The current rationale I have is that as the basis set becomes more complete, and functions with higher angular momentum (polarization functions) are included, the overlap between the atomic wave functions is increased. This increased overlap results in higher electron density in the bonding region, which strengthens it, causing it to become shorter, like going from ethane to ethene to ethylene.

Specifically, I'm looking for a literature reference where an explanation is given for the phenomenon, not just examples with or without comparison to experiment.

Answer 1

I think that your rationale is right. I would think it in terms of energy instead to make a little more precise. Thinking about a diatomic molecule, the nuclei-nuclei repulsion function of distance does not change with the basis set used. So the difference is strictly in terms of electronic part. At large distance the atoms behave more similar to an isolated atom, so few spherical harmonics are enough (for a relative description).
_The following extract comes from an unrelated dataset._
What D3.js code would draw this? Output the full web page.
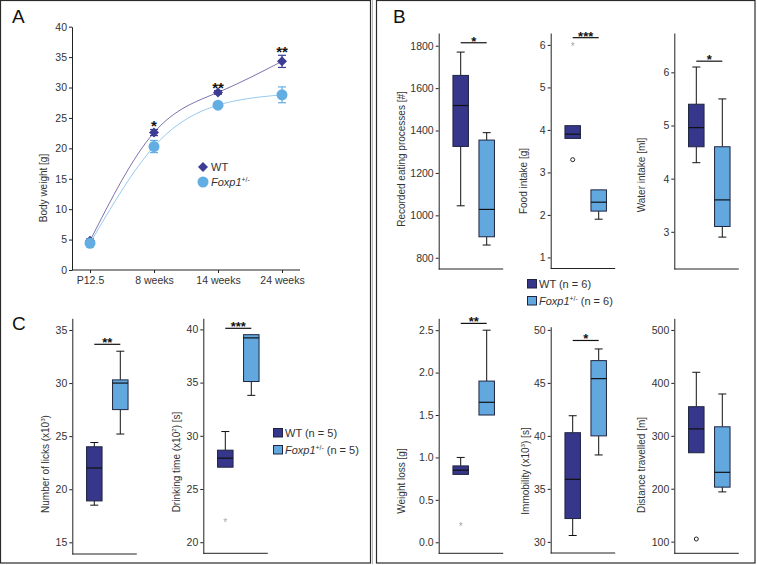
<!DOCTYPE html>
<meta charset="utf-8">
<style>
  body { margin: 0; background: #fff; }
  svg text { font-family: "Liberation Sans", Arial, sans-serif; fill: #333; }
</style>
<body>
<script src="https://cdn.jsdelivr.net/npm/d3@7"></script>
<script>
// ---- data ----
var weeks = ["P12.5", "8 weeks", "14 weeks", "24 weeks"];
var wtWeight = [4.8, 22.6, 29.2, 34.3];
var wtWeightErr = [0.3, 0.5, 0.3, 1.0];
var foxWeight = [4.4, 20.3, 27.1, 28.8];
var foxWeightErr = [0.3, 1.0, 0.4, 1.3];
var weightStars = ["", "*", "**", "**"];
var weightTicks = [0, 5, 10, 15, 20, 25, 30, 35, 40];

var groups = ["WT", "Foxp1"];
// box stats: [low whisker, q1, median, q3, high whisker]
var eatingWT = [1045, 1325, 1518, 1660, 1770];
var eatingFox = [860, 899, 1028, 1355, 1390];
var eatingTicks = [800, 1000, 1200, 1400, 1600, 1800];

var foodWT = [3.8, 3.8, 3.9, 4.1, 4.1];
var foodFox = [1.9, 2.09, 2.3, 2.59, 2.59];
var foodWTOut = [3.3];
var foodWTExt = [6.0];
var foodTicks = [1, 2, 3, 4, 5, 6];

var waterWT = [4.3, 4.6, 4.96, 5.4, 6.1];
var waterFox = [2.9, 3.1, 3.6, 4.6, 5.5];
var waterTicks = [3, 4, 5, 6];

var lossWT = [0.8, 0.8, 0.85, 0.9, 1.0];
var lossFox = [1.5, 1.5, 1.65, 1.9, 2.5];
var lossWTExt = [0.2];
var lossTicks = [0, 0.5, 1.0, 1.5, 2.0, 2.5];

var immobWT = [30.6, 32.2, 35.9, 40.3, 41.9];
var immobFox = [38.2, 40.0, 45.4, 47.1, 48.2];
var immobTicks = [30, 35, 40, 45, 50];

var distWT = [268, 268, 313, 355, 420];
var distFox = [194, 203, 231, 317, 379];
var distWTOut = [105];
var distTicks = [100, 200, 300, 400, 500];

var licksWT = [18.5, 18.9, 22.0, 24.0, 24.4];
var licksFox = [25.2, 27.5, 30.0, 30.3, 33.0];
var licksTicks = [15, 20, 25, 30, 35];

var drinkWT = [27.05, 27.05, 27.9, 28.65, 30.4];
var drinkFox = [33.8, 35.1, 39.2, 39.5, 39.5];
var drinkWTExt = [22.0];
var drinkTicks = [20, 25, 30, 35, 40];

// ---- style ----
var wtColor = "#3c3c94", foxColor = "#62aee3";
var wtBox = "#36368a", foxBox = "#62a8df", boxStroke = "#1f2540";
var wtLine = "#6f63a3", foxLine = "#8cc4ec";
var boxW = 15.5;

var svg = d3.select("body").append("svg")
    .attr("width", 757)
    .attr("height", 565);

// panel frames
svg.append("rect").attr("x", 0.5).attr("y", 0.5).attr("width", 370).attr("height", 562.5)
    .attr("fill", "none").attr("stroke", "#2a2a2a").attr("stroke-width", 1.2);
svg.append("line").attr("x1", 372.5).attr("x2", 372.5).attr("y1", 0).attr("y2", 564)
    .attr("stroke", "#b5b5b5");
svg.append("rect").attr("x", 376.5).attr("y", 0.5).attr("width", 378.5).attr("height", 562.5)
    .attr("fill", "none").attr("stroke", "#2a2a2a").attr("stroke-width", 1.2);

// panel letters
[["A", 12, 23], ["B", 393, 23], ["C", 12, 330]].forEach(function(p) {
    svg.append("text").attr("x", p[1]).attr("y", p[2]).style("font-size", "19px")
        .style("fill", "#111").text(p[0]);
});

// text with italic / superscript parts
function richText(sel, parts, size) {
    var shift = 0;
    parts.forEach(function(p) {
        var t = sel.append("tspan").text(p.t);
        if (p.sup) {
            t.attr("dy", -size * 0.4 - shift).style("font-size", (size * 0.62) + "px");
            shift = -size * 0.4;
        } else {
            if (shift) t.attr("dy", -shift);
            shift = 0;
        }
        if (p.it) t.style("font-style", "italic");
    });
}

function rotLabel(g, parts, cx, cy, size) {
    var t = g.append("text")
        .attr("transform", "translate(" + cx + "," + cy + ") rotate(-90)")
        .attr("text-anchor", "middle")
        .attr("dy", "0.35em")
        .style("font-size", size + "px");
    richText(t, parts, size);
}

function styleAxis(a) {
    a.selectAll("path, line").attr("stroke", "#222");
    a.selectAll("text").style("font-size", "10.5px").style("fill", "#333");
}

// ---- panel A ----
var xA = d3.scalePoint().domain(weeks).range([90, 282]);
var yA = d3.scaleLinear().domain([0, 40]).range([270, 26.7]);
var gA = svg.append("g");

gA.append("g").attr("transform", "translate(72,0)")
    .call(d3.axisLeft(yA).tickValues(weightTicks).tickFormat(d3.format("d"))
        .tickSize(3).tickSizeOuter(0).tickPadding(2))
    .call(styleAxis);
gA.append("g").attr("transform", "translate(0,270)")
    .call(d3.axisBottom(xA).tickSize(3).tickPadding(4))
    .call(styleAxis)
    .select(".domain").remove();
gA.append("line").attr("x1", 72).attr("x2", 300).attr("y1", 270).attr("y2", 270)
    .attr("stroke", "#222");

rotLabel(gA, [{t: "Body weight [g]"}], 43, 188, 10);

function weightSeries(vals, errs, lineColor, color, marker) {
    var line = d3.line()
        .x(function(d, i) { return xA(weeks[i]); })
        .y(function(d) { return yA(d); })
        .curve(d3.curveNatural);
    gA.append("path").datum(vals).attr("d", line)
        .attr("fill", "none").attr("stroke", lineColor).attr("stroke-width", 0.9);
    var pts = gA.append("g").selectAll("g").data(vals).enter().append("g")
        .attr("transform", function(d, i) { return "translate(" + xA(weeks[i]) + "," + yA(d) + ")"; });
    pts.append("line")
        .attr("y1", function(d, i) { return yA(d + errs[i]) - yA(d); })
        .attr("y2", function(d, i) { return yA(d - errs[i]) - yA(d); })
        .attr("stroke", color).attr("stroke-width", 1.2);
    [1, -1].forEach(function(s) {
        pts.append("line").attr("x1", -4).attr("x2", 4)
            .attr("y1", function(d, i) { return yA(d + s * errs[i]) - yA(d); })
            .attr("y2", function(d, i) { return yA(d + s * errs[i]) - yA(d); })
            .attr("stroke", color).attr("stroke-width", 1.2);
    });
    if (marker == "diamond") {
        pts.append("path").attr("d", "M0,-5L5,0L0,5L-5,0Z").attr("fill", color);
    } else {
        pts.append("circle").attr("r", 5.5).attr("fill", color);
    }
}
weightSeries(wtWeight, wtWeightErr, wtLine, wtColor, "diamond");
weightSeries(foxWeight, foxWeightErr, foxLine, foxColor, "circle");

gA.append("g").selectAll("text").data(weightStars).enter().append("text")
    .attr("x", function(d, i) { return xA(weeks[i]); })
    .attr("y", function(d, i) { return yA(wtWeight[i] + wtWeightErr[i]) + 2; })
    .attr("text-anchor", "middle")
    .style("font-size", "15px").style("font-weight", "bold").style("fill", "#111")
    .text(function(d) { return d; });

// legend A
gA.append("path").attr("d", "M0,-5L5,0L0,5L-5,0Z").attr("fill", wtColor)
    .attr("transform", "translate(203,167)");
gA.append("circle").attr("cx", 203).attr("cy", 182).attr("r", 5.5).attr("fill", foxColor);
gA.append("text").attr("x", 211).attr("y", 171).style("font-size", "11px").text("WT");
richText(gA.append("text").attr("x", 211).attr("y", 186).style("font-size", "11px"),
    [{t: "Foxp1", it: true}, {t: "+/-", sup: true}], 11);

// ---- box plots ----
var boxCharts = [
    {wt: eatingWT, fox: eatingFox, ticks: eatingTicks, domain: [747, 1860], x: 438.7, top: 33, bottom: 269,
     label: [{t: "Recorded eating processes [#]"}], lx: 401.7, ly: 159, sig: [1814, "*"]},
    {wt: foodWT, fox: foodFox, ticks: foodTicks, domain: [0.74, 6.28], x: 550.7, top: 33, bottom: 268.5,
     label: [{t: "Food intake [g]"}], lx: 523, ly: 181, sig: [6.17, "***"], out: foodWTOut, ext: foodWTExt},
    {wt: waterWT, fox: waterFox, ticks: waterTicks, domain: [2.30, 6.74], x: 674.3, top: 33, bottom: 269,
     label: [{t: "Water intake [ml]"}], lx: 641.7, ly: 175, sig: [6.21, "*"]},
    {wt: lossWT, fox: lossFox, ticks: lossTicks, domain: [-0.13, 2.64], x: 438.7, top: 318.3, bottom: 553.3,
     label: [{t: "Weight loss [g]"}], lx: 401.7, ly: 481, sig: [2.58, "**"], ext: lossWTExt, fmt: ".1f"},
    {wt: immobWT, fox: immobFox, ticks: immobTicks, domain: [28.95, 50.3], x: 550.7, top: 326.7, bottom: 553,
     label: [{t: "Immobility (x10"}, {t: "3", sup: true}, {t: ") [s]"}], lx: 525, ly: 471, sig: [49.0, "*"]},
    {wt: distWT, fox: distFox, ticks: distTicks, domain: [78, 522], x: 674.3, top: 318.3, bottom: 553.3,
     label: [{t: "Distance travelled [m]"}], lx: 641.7, ly: 465, out: distWTOut},
    {wt: licksWT, fox: licksFox, ticks: licksTicks, domain: [13.9, 36.1], x: 72.3, top: 318.3, bottom: 554,
     label: [{t: "Number of licks (x10"}, {t: "3", sup: true}, {t: ")"}], lx: 45, ly: 464, sig: [33.65, "**"]},
    {wt: drinkWT, fox: drinkFox, ticks: drinkTicks, domain: [18.96, 41.04], x: 203.3, top: 318.3, bottom: 553.3,
     label: [{t: "Drinking time (x10"}, {t: "2", sup: true}, {t: ") [s]"}], lx: 176.7, ly: 462, sig: [40.1, "***"], ext: drinkWTExt}
];

boxCharts.forEach(function(c) {
    var g = svg.append("g");
    var y = d3.scaleLinear().domain(c.domain).range([c.bottom, c.top]);
    var x = d3.scalePoint().domain(groups).range([c.x + 22, c.x + 48]);

    var axis = d3.axisLeft(y).tickValues(c.ticks).tickFormat(d3.format(c.fmt || "d"))
        .tickSize(3).tickSizeOuter(0).tickPadding(2);
    g.append("g").attr("transform", "translate(" + c.x + ",0)").call(axis).call(styleAxis);
    g.append("line").attr("x1", c.x).attr("x2", c.x + 64.5).attr("y1", c.bottom).attr("y2", c.bottom)
        .attr("stroke", "#222");

    rotLabel(g, c.label, c.lx, c.ly, 10);

    [[c.wt, "WT", wtBox], [c.fox, "Foxp1", foxBox]].forEach(function(b) {
        var s = b[0], cx = x(b[1]);
        if (s[4] > s[3]) {
            g.append("line").attr("x1", cx).attr("x2", cx).attr("y1", y(s[3])).attr("y2", y(s[4])).attr("stroke", "#111");
            g.append("line").attr("x1", cx - 4).attr("x2", cx + 4).attr("y1", y(s[4])).attr("y2", y(s[4])).attr("stroke", "#111");
        }
        if (s[0] < s[1]) {
            g.append("line").attr("x1", cx).attr("x2", cx).attr("y1", y(s[1])).attr("y2", y(s[0])).attr("stroke", "#111");
            g.append("line").attr("x1", cx - 4).attr("x2", cx + 4).attr("y1", y(s[0])).attr("y2", y(s[0])).attr("stroke", "#111");
        }
        g.append("rect").attr("x", cx - boxW / 2).attr("width", boxW)
            .attr("y", y(s[3])).attr("height", y(s[1]) - y(s[3]))
            .attr("fill", b[2]).attr("stroke", boxStroke).attr("stroke-width", 1);
        g.append("line").attr("x1", cx - boxW / 2).attr("x2", cx + boxW / 2)
            .attr("y1", y(s[2])).attr("y2", y(s[2])).attr("stroke", "#111").attr("stroke-width", 1.2);
    });

    (c.out || []).forEach(function(v) {
        g.append("circle").attr("cx", x("WT")).attr("cy", y(v)).attr("r", 2)
            .attr("fill", "#fff").attr("stroke", "#222");
    });
    (c.ext || []).forEach(function(v) {
        g.append("text").attr("x", x("WT")).attr("y", y(v) + 5).attr("text-anchor", "middle")
            .style("font-size", "10px").style("fill", "#aaa").text("*");
    });

    if (c.sig) {
        var sy = y(c.sig[0]);
        g.append("line").attr("x1", x("WT")).attr("x2", x("Foxp1")).attr("y1", sy).attr("y2", sy)
            .attr("stroke", "#111").attr("stroke-width", 1.2);
        g.append("text").attr("x", (x("WT") + x("Foxp1")) / 2).attr("y", sy + 3)
            .attr("text-anchor", "middle")
            .style("font-size", "13px").style("font-weight", "bold").style("fill", "#111")
            .text(c.sig[1]);
    }
});

// ---- legends ----
function boxLegend(lx, ly, n) {
    var g = svg.append("g");
    [[wtBox, [{t: "WT (n = " + n + ")"}]],
     [foxBox, [{t: "Foxp1", it: true}, {t: "+/-", sup: true}, {t: " (n = " + n + ")"}]]].forEach(function(r, i) {
        g.append("rect").attr("x", lx).attr("y", ly + i * 17).attr("width", 9).attr("height", 8.5)
            .attr("fill", r[0]).attr("stroke", boxStroke);
        richText(g.append("text").attr("x", lx + 11.5).attr("y", ly + 8.5 + i * 17).style("font-size", "11px"), r[1], 11);
    });
}
boxLegend(527.5, 279.5, 6);
boxLegend(273.5, 428.5, 5);
</script>
</body>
As atoms get closer it is needed more flexibility to represent the very different probability density that there is in the space region located between atoms. With a smaller basis set this wave function is approximated poorer. If so, it is expected that the energy rises in such region if one consider the variational principle.

Here I calculated for the oxygen molecule in the region close to equilibrium distance (about 1.2 A) the difference in electronic energy between HF/STO-3G and HF/6-31* basis set:

The behavior close to 1.4A should be just an artifact in convergence (I did not take care about that).

Sadly I never found a discussion about that in the literature. Up to my understanding there is not to much that can be said about that.